Most times when talking to women, no matter their ages, the common ground they stand upon in conversation is all the things they would like to change about themselves.
Higher boobs, longer legs, flatter belly, bigger eyes. It’s always something.
But nothing gets the ladies in a tizzy like stretch marks.
They talk about how if they ever won the lottery, they’d get laser surgery to remove them before spending a dime on anything else.
They refuse to wear two-piece swimsuits that might expose them, even donning swim skirts decades before their Geritol and blue old lady hair days call for it.
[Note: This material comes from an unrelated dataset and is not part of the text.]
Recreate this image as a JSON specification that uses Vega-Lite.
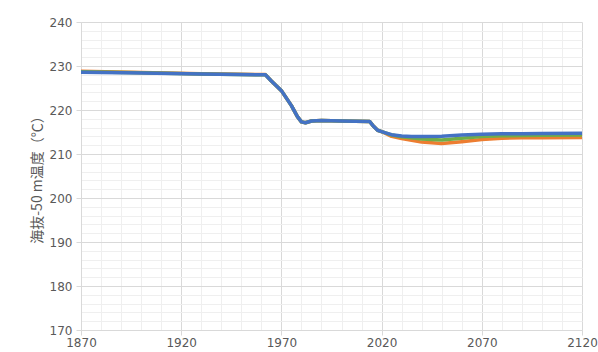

They look at their thighs in disgust when speaking about what bearing children did to them.
Their stretch marks didn’t just change the way their bodies looked, they changed how the women felt about themselves.
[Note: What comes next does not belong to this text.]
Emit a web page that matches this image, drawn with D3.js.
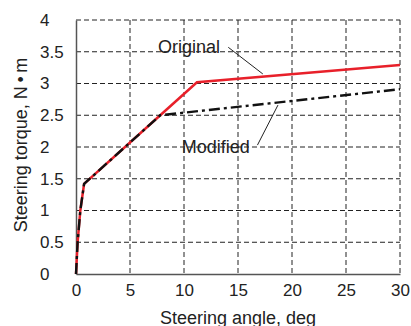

It breaks my heart how much these marks affect the women I care about, because my own stripes do not bother me. I don’t even think about them. Ever.
I’ve had them since puberty; I went from shaped like a boy to shaped like a woman in the blink of an eye.
The pale skin so many people taunted me about was pushed to its limits by wide hips, causing thick purple ropes to burst across them.
The extra inches of height I had over all my classmates (boys and girls) that got me teased only added flames to fiery stripes as they curled around my legs.
I had no control over my stretch marks—why would I let them control me?
Back before the days of smartphones, I’d unfold a paper map to figure out which way to go on my adventures. My eyes were always drawn to the rambling lines that rivers cut, insistently going wherever they damn well pleased.
Sure, the smooth, tidy lines of highway and gentle swerving country roads had a familiar comfort to them. But those rivers weren’t planned. They cut through rock and woods, taking unexpected turns, confidently flowing out, scarring the land with a purpose: to fill the glorious seas.
They did what they had to do to get the job done, and we love them for it. So why can’t we love our striped skin for the same reason?
Over twenty years have passed since my own personal purple tributaries have pushed their way across my flesh, so their color has faded. My silver stripes remain, and I make no attempt to hide them—nor will I ever pay to permanently remove them. They are a physical sign that I have changed, and I think change is good.
When I happen to catch a glimpse of another woman’s stripes, I’m never disgusted by them. I see them as evidence that she has been pushed to extremes and survived the journey, just like me.
And that is a beautiful thing, indeed.